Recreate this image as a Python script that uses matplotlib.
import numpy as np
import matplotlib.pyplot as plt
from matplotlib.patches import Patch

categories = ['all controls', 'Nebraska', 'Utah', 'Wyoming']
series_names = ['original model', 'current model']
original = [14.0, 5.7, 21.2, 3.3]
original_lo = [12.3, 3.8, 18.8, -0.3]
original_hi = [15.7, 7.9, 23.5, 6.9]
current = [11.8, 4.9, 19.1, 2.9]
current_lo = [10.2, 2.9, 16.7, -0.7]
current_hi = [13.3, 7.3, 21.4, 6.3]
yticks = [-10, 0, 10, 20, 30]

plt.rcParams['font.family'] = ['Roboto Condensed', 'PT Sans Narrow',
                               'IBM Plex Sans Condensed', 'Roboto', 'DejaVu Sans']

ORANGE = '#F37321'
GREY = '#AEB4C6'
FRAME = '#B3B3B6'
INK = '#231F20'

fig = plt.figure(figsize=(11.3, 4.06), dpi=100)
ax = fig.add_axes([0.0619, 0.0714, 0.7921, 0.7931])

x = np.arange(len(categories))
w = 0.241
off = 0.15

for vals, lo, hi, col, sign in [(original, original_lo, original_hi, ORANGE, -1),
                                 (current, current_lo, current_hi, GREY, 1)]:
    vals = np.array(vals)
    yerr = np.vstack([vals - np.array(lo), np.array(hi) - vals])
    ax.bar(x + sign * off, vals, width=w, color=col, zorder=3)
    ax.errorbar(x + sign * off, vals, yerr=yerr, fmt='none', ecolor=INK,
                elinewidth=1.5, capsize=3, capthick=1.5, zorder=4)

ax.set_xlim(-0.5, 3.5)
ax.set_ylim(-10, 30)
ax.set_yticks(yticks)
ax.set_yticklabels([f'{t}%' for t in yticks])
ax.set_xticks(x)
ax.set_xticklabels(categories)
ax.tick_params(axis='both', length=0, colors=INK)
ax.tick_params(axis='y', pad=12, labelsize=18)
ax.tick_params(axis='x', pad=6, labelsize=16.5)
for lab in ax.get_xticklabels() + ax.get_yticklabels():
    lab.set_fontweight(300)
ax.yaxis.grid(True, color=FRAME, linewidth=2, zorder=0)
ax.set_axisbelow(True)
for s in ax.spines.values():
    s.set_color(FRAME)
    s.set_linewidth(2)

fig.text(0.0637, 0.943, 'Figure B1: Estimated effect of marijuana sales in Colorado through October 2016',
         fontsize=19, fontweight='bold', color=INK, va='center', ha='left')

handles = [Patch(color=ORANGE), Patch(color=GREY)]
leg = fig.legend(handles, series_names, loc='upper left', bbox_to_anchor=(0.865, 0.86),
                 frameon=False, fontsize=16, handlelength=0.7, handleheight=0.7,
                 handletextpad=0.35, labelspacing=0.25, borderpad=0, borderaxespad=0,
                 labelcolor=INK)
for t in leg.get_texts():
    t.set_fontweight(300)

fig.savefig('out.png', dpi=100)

============

**EXERCISE AIM:**
Reproduce, please, the lines of the material from its first line down to the line containing "elinewidth=1.5, capsize=3, capthick=1.5, zorder=4)", keeping both ends and nothing beyond them.

**SOLVED PROBLEM:**
Recreate this image as a Python script that uses matplotlib.
import numpy as np
import matplotlib.pyplot as plt
from matplotlib.patches import Patch

categories = ['all controls', 'Nebraska', 'Utah', 'Wyoming']
series_names = ['original model', 'current model']
original = [14.0, 5.7, 21.2, 3.3]
original_lo = [12.3, 3.8, 18.8, -0.3]
original_hi = [15.7, 7.9, 23.5, 6.9]
current = [11.8, 4.9, 19.1, 2.9]
current_lo = [10.2, 2.9, 16.7, -0.7]
current_hi = [13.3, 7.3, 21.4, 6.3]
yticks = [-10, 0, 10, 20, 30]

plt.rcParams['font.family'] = ['Roboto Condensed', 'PT Sans Narrow',
                               'IBM Plex Sans Condensed', 'Roboto', 'DejaVu Sans']

ORANGE = '#F37321'
GREY = '#AEB4C6'
FRAME = '#B3B3B6'
INK = '#231F20'

fig = plt.figure(figsize=(11.3, 4.06), dpi=100)
ax = fig.add_axes([0.0619, 0.0714, 0.7921, 0.7931])

x = np.arange(len(categories))
w = 0.241
off = 0.15

for vals, lo, hi, col, sign in [(original, original_lo, original_hi, ORANGE, -1),
                                 (current, current_lo, current_hi, GREY, 1)]:
    vals = np.array(vals)
    yerr = np.vstack([vals - np.array(lo), np.array(hi) - vals])
    ax.bar(x + sign * off, vals, width=w, color=col, zorder=3)
    ax.errorbar(x + sign * off, vals, yerr=yerr, fmt='none', ecolor=INK,
                elinewidth=1.5, capsize=3, capthick=1.5, zorder=4)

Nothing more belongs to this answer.